Por: Lic. Francisco Galindo Sosa, XUNLA de la licenciatura en Derecho de la UNLA
El Derecho, por su condición de ciencia social, constantemente está sujeto a la dinámica propia de los grupos humanos, quienes en su proceso de desarrollo encuentran nuevos problemas que resolver. Ante dichas situaciones, las disciplinas jurídicas deben ofrecer respuestas justas que permitan alcanzar el bien común. Aquel sistema jurídico que desconoce la importancia de acudir a las fuentes reales que lo alimentan, termina por condenar su existencia a una idealización que significará, tarde o temprano, su inaplicabilidad. Es paradójico que hace tan solo una década se hablara de dos recientes ramas de la ciencia jurídica, cuyo principal objetivo era la protección de realidades que durante toda la historia de la humanidad han estado presentes: el entorno natural y las grandes obras del hombre.
La protección del patrimonio cultural y natural de la nación es uno de los nuevos campos hacia los cuales se ha extendido el desarrollo del derecho positivo durante el presente siglo. El proceso se inició con la revalorización que comenzó a hacerse de los bienes culturales y naturales de la nación, como elementos que son esenciales para la identidad y el desarrollo espiritual y material de un pueblo. La revalorización de esos bienes condujo directamente a que su protección pasa a ser considerada como un objetivo social, por tanto, como un fin estatal. Con base en estas consideraciones, la legislación creó un nuevo cometido, el Estado o, dicho en otras palabras, incorporó la protección del patrimonio cultural y natural de la nación a la función pública o función del Estado y reguló la forma en que esa nueva función habría de llevarse a cabo.
En ningún otro momento la conciencia de preservar un conjunto de bienes había sido tan notable, pero también es cierto que jamás estos habían estado en tal peligro de desaparecer por las constantes agresiones producto no solo de la acción de la naturaleza, sino del propio ser humano. El término ‘patrimonio cultural’ implica una connotación eminentemente económica, misma que puede ser contradictoria cuando se hace referencia a una clase de bienes que son preservados por considerarse de incalculable valor, es decir, invaluables.

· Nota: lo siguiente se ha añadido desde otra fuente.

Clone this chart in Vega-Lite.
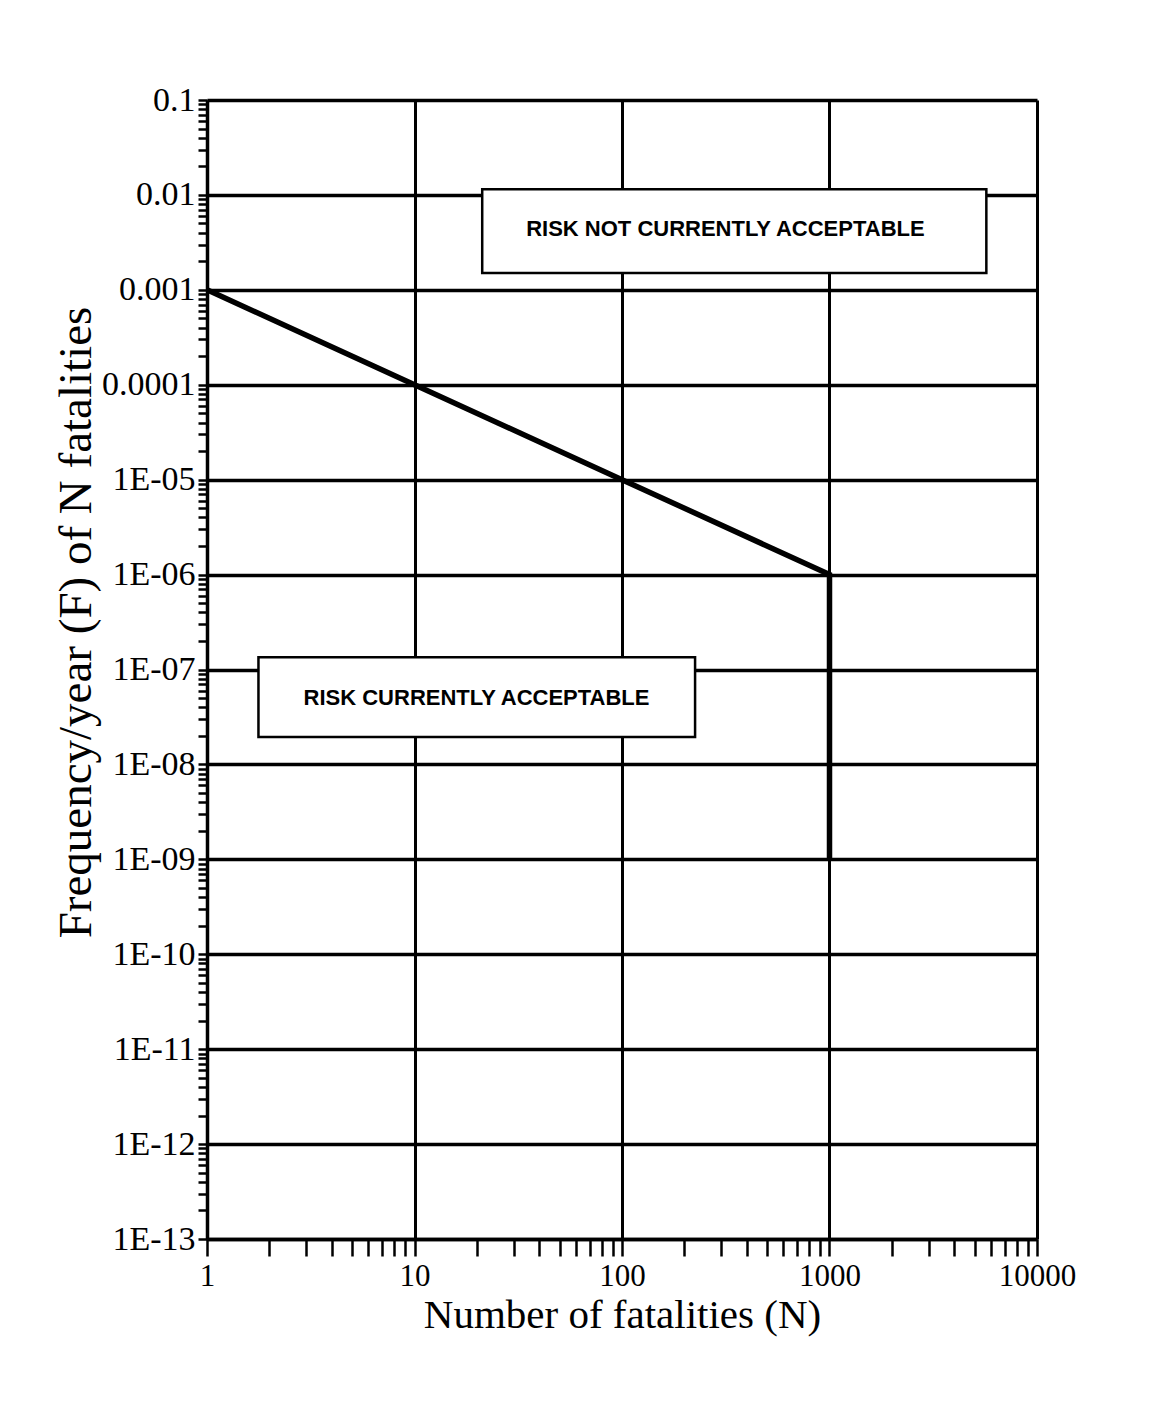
{
  "$schema": "https://vega.github.io/schema/vega-lite/v6.json",
  "width": 830,
  "height": 1139,
  "autosize": {"type": "none"},
  "padding": {"left": 207, "top": 100, "right": 113, "bottom": 170},
  "background": "white",
  "config": {
    "view": {"stroke": null},
    "axis": {
      "domainColor": "black",
      "domainWidth": 3.5,
      "tickColor": "black",
      "gridColor": "black",
      "labelColor": "black",
      "titleColor": "black",
      "labelFont": "Liberation Serif",
      "titleFont": "Liberation Serif",
      "titleFontWeight": "normal"
    }
  },
  "datasets": {
    "curve": [
      {"N": 1, "F": 0.001, "i": 0},
      {"N": 10, "F": 0.0001, "i": 1},
      {"N": 100, "F": 0.00001, "i": 2},
      {"N": 1000, "F": 0.000001, "i": 3},
      {"N": 1000, "F": 1e-9, "i": 4}
    ],
    "boxes": [
      {"x1": 21.2, "x2": 5700, "y1": 0.0015, "y2": 0.0115, "xc": 315, "yc": 0.00438, "label": "RISK NOT CURRENTLY ACCEPTABLE"},
      {"x1": 1.77, "x2": 225, "y1": 1.94e-8, "y2": 1.35e-7, "xc": 19.9, "yc": 5.0e-8, "label": "RISK CURRENTLY ACCEPTABLE"}
    ]
  },
  "layer": [
    {
      "data": {"name": "curve"},
      "mark": {"type": "line", "color": "black", "strokeWidth": 5.5, "strokeCap": "butt"},
      "encoding": {
        "x": {
          "field": "N", "type": "quantitative",
          "scale": {"type": "log", "domain": [1, 10000], "nice": false},
          "axis": {
            "title": "Number of fatalities (N)",
            "titleFontSize": 41,
            "titleX": 415,
            "titleY": 76,
            "titleBaseline": "middle",
            "labelFontSize": 31,
            "labelPadding": 5,
            "labelFlush": false,
            "labelOverlap": false,
            "tickSize": 17,
            "tickWidth": 2.5,
            "gridWidth": 3,
            "gridOpacity": {"condition": {"test": "abs(log(datum.value)/LN10 - round(log(datum.value)/LN10)) < 1e-6", "value": 1}, "value": 0},
            "values": [1,2,3,4,5,6,7,8,9,10,20,30,40,50,60,70,80,90,100,200,300,400,500,600,700,800,900,1000,2000,3000,4000,5000,6000,7000,8000,9000,10000],
            "labelExpr": "abs(log(datum.value)/LN10 - round(log(datum.value)/LN10)) < 1e-6 ? format(datum.value, 'd') : ''"
          }
        },
        "y": {
          "field": "F", "type": "quantitative",
          "scale": {"type": "log", "domain": [1e-13, 0.1], "nice": false},
          "axis": {
            "title": "Frequency/year (F) of N fatalities",
            "titleFontSize": 47,
            "titleX": -131,
            "titleY": 522,
            "titleAngle": 270,
            "titleAlign": "center",
            "titleBaseline": "middle",
            "labelFontSize": 34,
            "labelPadding": 3,
            "labelFlush": false,
            "labelOverlap": false,
            "tickSize": 9,
            "tickWidth": 2.5,
            "gridWidth": 3.5,
            "gridOpacity": {"condition": {"test": "abs(log(datum.value)/LN10 - round(log(datum.value)/LN10)) < 1e-6", "value": 1}, "value": 0},
            "values": [1e-13,2e-13,3e-13,4e-13,5e-13,6e-13,7e-13,8e-13,9e-13,1e-12,2e-12,3e-12,4e-12,5e-12,6e-12,7e-12,8e-12,9e-12,1e-11,2e-11,3e-11,4e-11,5e-11,6e-11,7e-11,8e-11,9e-11,1e-10,2e-10,3e-10,4e-10,5e-10,6e-10,7e-10,8e-10,9e-10,1e-9,2e-9,3e-9,4e-9,5e-9,6e-9,7e-9,8e-9,9e-9,1e-8,2e-8,3e-8,4e-8,5e-8,6e-8,7e-8,8e-8,9e-8,1e-7,2e-7,3e-7,4e-7,5e-7,6e-7,7e-7,8e-7,9e-7,1e-6,2e-6,3e-6,4e-6,5e-6,6e-6,7e-6,8e-6,9e-6,1e-5,2e-5,3e-5,4e-5,5e-5,6e-5,7e-5,8e-5,9e-5,1e-4,2e-4,3e-4,4e-4,5e-4,6e-4,7e-4,8e-4,9e-4,1e-3,2e-3,3e-3,4e-3,5e-3,6e-3,7e-3,8e-3,9e-3,1e-2,2e-2,3e-2,4e-2,5e-2,6e-2,7e-2,8e-2,9e-2,1e-1],
            "labelExpr": "abs(log(datum.value)/LN10 - round(log(datum.value)/LN10)) < 1e-6 ? (round(log(datum.value)/LN10) >= -4 ? format(datum.value, '.' + (-round(log(datum.value)/LN10)) + 'f') : '1E-' + (round(log(datum.value)/LN10) > -10 ? '0' : '') + (-round(log(datum.value)/LN10))) : ''"
          }
        },
        "order": {"field": "i", "type": "quantitative"}
      }
    },
    {
      "data": {"name": "boxes"},
      "mark": {"type": "rect", "fill": "white", "stroke": "black", "strokeWidth": 2.5},
      "encoding": {
        "x": {"field": "x1", "type": "quantitative"},
        "x2": {"field": "x2"},
        "y": {"field": "y1", "type": "quantitative"},
        "y2": {"field": "y2"}
      }
    },
    {
      "data": {"name": "boxes"},
      "mark": {"type": "text", "font": "Liberation Sans", "fontSize": 22, "fontWeight": "bold", "color": "black", "align": "center", "baseline": "middle"},
      "encoding": {
        "x": {"field": "xc", "type": "quantitative"},
        "y": {"field": "yc", "type": "quantitative"},
        "text": {"field": "label"}
      }
    }
  ]
}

Así pues, se pueden definir los bienes culturales como aquellos muebles, inmuebles o intangibles que poseen un valor de relevancia que, por sus connotaciones arqueológicas, artísticas, históricas, etc., les hace merecedores de tal calificación y, por tanto, dignos de ser tutelados por la normatividad que los regula, sea quien sea su titular o poseedor y sin que exista necesariamente una previa declaración administrativa al efecto.
En la experiencia concreta de México, el concepto de patrimonio cultural debe entenderse en el sentido jurídico como «el conjunto de bienes de toda naturaleza, muebles e inmuebles que corresponden a una persona» y en el sentido antropológico general como «los bienes o productos, culturales pasados o presentes, sean estos tangibles o intangibles que una colectividad social determinada le otorga un valor excepcional».
Francisco Arturo Schroeder Cordero señala en el artículo titulado «Patrimonio cultural», incluido en el Diccionario Jurídico Mexicano (t. IV, p.2356), que «por patrimonio cultural de una nación, debemos entender a todos aquellos bienes muebles, incluso intangibles, tanto públicos como privados, que, por sus valores históricos, artísticos, técnicos, científicos o tradicionales, principalmente, sean dignos de conservarse y restaurarse para la posteridad».